Electric power to the people?
Healy, Councilor at odds on ‘muni’
By Janice O’Leary, Globe Correspondent | February 12, 2006

A city councilor’s push for Cambridge to own an electric utility in order to improve service and cut rates has gotten a cool response from City Manager Robert Healy.

At the request of Councilor Henrietta Davis, Healy issued a report recently analyzing the costs of becoming a municipal power company, or “muni.” The report estimated that the move would cost $200 million to $250 million in the first three years, which would include acquisition, fees, specialized vehicles, and ongoing maintenance.

In his memo to the City Council late last month, Healy stated, “The capital expenditure required to own and operate a municipal power company would greatly impact the city’s capacity to continue or commence other necessary capital projects and would, in all likelihood, have a negative impact on the city’s bond rating. I am not recommending that the city pursue this option.”

But Davis, who chairs the Cable TV, Telecommunications and Public Utilities Committee, said in an interview that the report “looks at the issue too narrowly.”

“You can tell the opinion behind the numbers,” she said.

“Right now might be the appropriate time for every municipality to look at the energy issue,” she said, citing national concern over dependency on oil and finding alternative energy sources. “Big utilities aren’t moving toward renewable energy, and that’s not in the public’s best interests.”

The city purchases its electricity from TransCanada, an option not available to residents, who must use NStar, which raised its rates on Jan. 1. “Our next step is to look into the issue more carefully,” Davis said. “We don’t yet know the right role for the city. It might be contracting with a producer of energy, such as a windmill or a plant. Or it may be the right role is just to purchase energy ourselves. Then it’s just a matter of sitting in an office and buying energy on the market.

“In the past, utilities have met our citizens’ needs. Now they’re not.” As an example, she gave the city’s experience with purchasing street lamps. “A year ago we had been having the worst service for our street lights,” Davis said. “On any given night 300 lights were out. NStar wasn’t replacing them effectively, so we bought them.

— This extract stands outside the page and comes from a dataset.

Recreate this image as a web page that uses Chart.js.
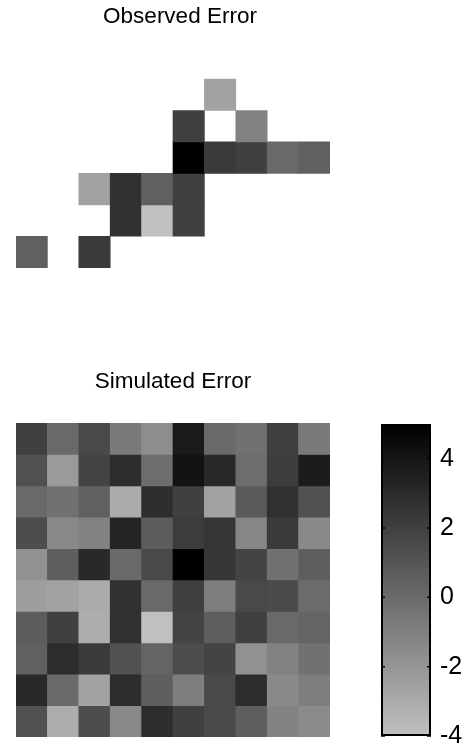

“Service vastly improved right away. The city could fulfill requests within a few days. It’s simple now. Isn’t that the way it’s supposed to work?”

An NStar spokeswoman, Caroline Allen, said in an e-mail that while “existing municipal electric departments generally do have lower rates” than private utilities, it is because municipalities, “don’t have renewable energy surcharges, energy efficiency programs to pay into, low-income discounts, or property taxes to pay for.”

“Because there has not been a new muni created in nearly a hundred years, there’s no way of knowing if their rates would be lower,” she said. “There are several unknowns, including how much it will cost them to purchase the infrastructure, buy the power from the market, set up a call center, hire and train employees, and maybe make capital improvements to the equipment that we were going to make.”

Davis acknowledges that starting a muni wouldn’t be easy. “Money will be the big obstacle,” she said. “It may turn out that we’re better off doing something completely different, such as creating a public authority. There are many models to consider.”

Among those models are 41 Massachusetts communities that already own their own electric power, including Braintree, Concord, and Wellesley, all of which purchased their utilities before 1926, according to the Massachusetts Alliance for Municipal Electric Choice.

That organization has found that on average, municipal rates are 24 percent cheaper than those charged by private utilities, said Patrick Mehr, statewide coordinator for the program, who shared the findings with city councilors.

The issue of starting a municipal power company could be moot if a bill currently before the state Legislature doesn’t pass. The bill would ease rules for starting a municipal light plant and create much-needed competition, said Mehr.